A while ago, Sue (my business partner) and I joined an Improvisation Comedy group here in Melbourne, Australia.
Sue is pretty good at it, but it’s way out of my comfort zone because I can’t act or sing.
So why put myself through the ordeal of dying on stage on a weekly basis?
Well, it’s a challenge and it is fun.
It also puts me in the mindset of a beginner, which is absolutely essential for any one who delivers presentations or teaches a group of people.
This beginner ‘feeling’ is something I try to tap into when I work with people, because it reinforces the need to use empathy and encouragement when it comes to trying new activities.

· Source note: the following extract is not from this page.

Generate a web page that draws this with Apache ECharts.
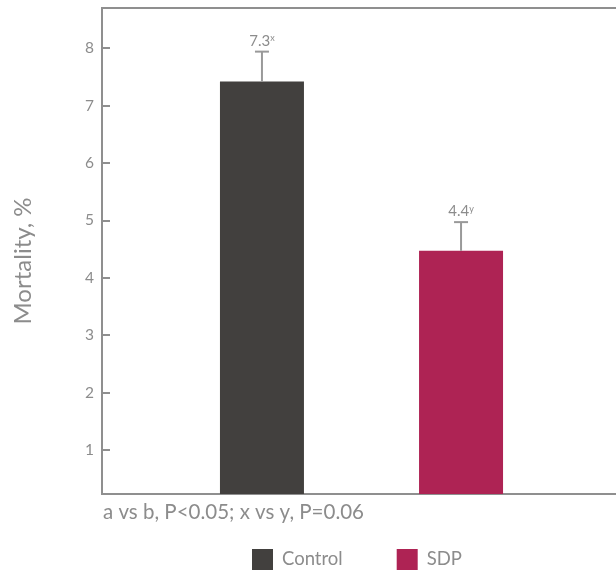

For example, in my case, it’s encouraging groups such as students, teachers and executives, etc. to have a go at Tai Chi.
An activity that is usually new and therefore a challenge for many people.
Another delight of doing improv has been discovering how similar the skills are to those that presenters, trainers, speakers and teachers use to be effective in their work.
Those skills include:
• Being flexible
• Thinking on your feet
• Accepting what others have to offer
• Helping others to become involved
• Going with the flow
• Being creative
• Having fun
So, why not have a go at improv or any other activity that challenges you and puts you in the ‘beginner mindset’?
If you do, then as a ‘beginner’ you will become more professional and effective in your own presentations.